Saturday, April 27, 2013

On Being a Writer

Although it has been a rocky road, I have enjoyed some success as a writer. I have five books to my name—only one of which was a self-pub. I have been a columnist for a short time with the local newspaper—The Florida Times-Union, and I have published many poems and articles in numerous literary magazines and several glossy mags.

However, if I were to total up all the prize money, the royalties, and the contributor copies I have earned, I’d be surprised if I have made even as much a $7,000 in a career that has spanned just over 40 years. By my count that would mean I would have made approximately $175 per year, and that wouldn’t have even kept a hamster in seeds and grain. Thank goodness I had a teaching career on which to fall back.

So, why do I keep at it when there is so little money to be made? It is for the same reason as the rest of the world’s writers—the compulsion to write. I have, as I think all writers have, a drive to put on paper (or on computer) the words that help me process the world. And I sense that there is a bit of immortality in the process, as well.

Think of all the writers from days past whose words have moved and excited you. I suppose, I like to think that in the distant future, someone might come across a poem I have written or a book over which I have labored, and they might find an answer or an insight into the human condition. Pretty lofty goal, isn’t it?

I also enjoy great satisfaction when I get an idea on paper that is exactly what I needed to say. Whether I am paid for my efforts or not is immaterial (although I will never turn away a writer’s fee). The glow that comes from preserving in words an emotion is intoxicating and has kept me writing whether there is anyone else in the forest to read it.
Just about a month ago, I signed a contract to write my 6th book, another Jacksonville, Florida,  history, and even though I have an accelerated deadline and a mountain through which I must sift, I am excited that once again, I will be able to capture thoughts and memories of people before these thoughts and memories are lost to oblivion.

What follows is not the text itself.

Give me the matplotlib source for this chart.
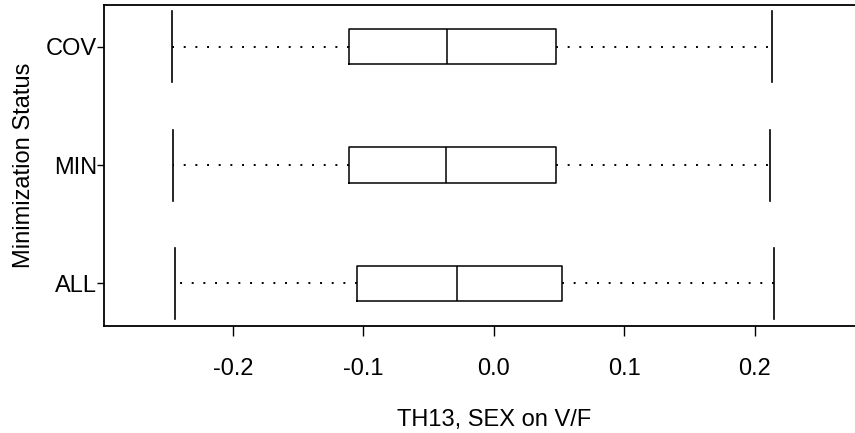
import matplotlib
matplotlib.use("Agg")
import matplotlib.pyplot as plt

plt.rcParams['font.family'] = ['Liberation Sans', 'DejaVu Sans']

# parameter estimate summaries per minimization status (bottom to top)
groups = ['ALL', 'MIN', 'COV']
whisk_lo = [-0.2444, -0.2460, -0.2467]
q1 = [-0.1052, -0.1111, -0.1113]
median = [-0.0284, -0.0365, -0.0362]
q3 = [0.0523, 0.0473, 0.0473]
whisk_hi = [0.2148, 0.2117, 0.2128]

stats = []
for i, g in enumerate(groups):
    stats.append(dict(label=g, whislo=whisk_lo[i], q1=q1[i], med=median[i],
                      q3=q3[i], whishi=whisk_hi[i], fliers=[]))

fig = plt.figure(figsize=(8.55, 4.33), dpi=100)
ax = fig.add_axes([104.3 / 855, 107.3 / 433, 779.2 / 855, 320.4 / 433])

ax.bxp(stats, positions=[1, 2, 3], widths=0.3, capwidths=0.6,
       orientation='horizontal', showfliers=False,
       boxprops=dict(color='black', linewidth=1.1),
       medianprops=dict(color='black', linewidth=1.1),
       whiskerprops=dict(color='black', linewidth=1.4, linestyle=(0, (1, 5))),
       capprops=dict(color='black', linewidth=1.2))

ax.set_xlim(-0.2985, 0.2985)
ax.set_ylim(0.642, 3.350)
ax.set_xticks([-0.2, -0.1, 0.0, 0.1, 0.2])
ax.set_xticklabels(['-0.2', '-0.1', '0.0', '0.1', '0.2'])
ax.set_yticks([1, 2, 3])
ax.set_yticklabels(groups)

ax.spines['right'].set_visible(False)
for s in ['left', 'bottom', 'top']:
    ax.spines[s].set_linewidth(1.3)

ax.tick_params(axis='x', length=7, width=1.0, pad=16, labelsize=17)
ax.tick_params(axis='y', length=5, width=1.0, pad=0, labelsize=17)

ax.set_xlabel('TH13, SEX on V/F', fontsize=17, labelpad=21)
ax.set_ylabel('Minimization Status', fontsize=17, labelpad=8)

fig.savefig('out.png', dpi=100)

I love recalling and preserving earlier customs that we no long practice. Remember wearing hats and gloves, even in Florida, when it was time to go shopping downtown? Remember sock-hops and cruising through the curb-service restaurants? Remember hanging out at the beach, and celebrating that fact as you listened to the Beach Boys on an AM transistor radio? Remember being painfully smitten with a person who didn’t even know you existed? Remember falling in love for the first time and being certain that THIS IS IT!?!

It is a privilege to be privy to the memories of others, and it is very satisfying when I can capture those moments so that they will live forever somewhere in the Cloud or on a network or in pages. I will continue to write until I lose all my words.

I do want to be clear about one thing, however. I don’t give my writing away. Once I was “stiffed” by a tabloid after I had written four articles for them, so I have been careful ever since to be sure that some portion of payment is made before I begin, or that I get it in writing what I will be paid. I also recall being asked to write for an up-start website for a pittance, and I turned them down flat. It may seem somewhat contradictory that I would do that, but I felt my time was worth more. And this website was totally uninteresting to me.

Perhaps if the site had been for a charity that I support, I would have written for it for free. If the site had even been about something about which I wanted to learn, then I could see myself writing for little to nothing.  Still, there has to be a pay-off for any writer—be it expanding ones knowledge base, which might come in handy at another time, or helping a cause in which one believes. Then, and only then, would I write for free. 

Writing is a sacred calling. It is something we writers are compelled to do with our days on this earth. And because it is sacred, writers must value their worth and consider carefully the payoffs in the offing—be it tangible or more esoteric. Then, our hope of enlightening readers will come true, and we need not give ourselves away to those who would take advantage.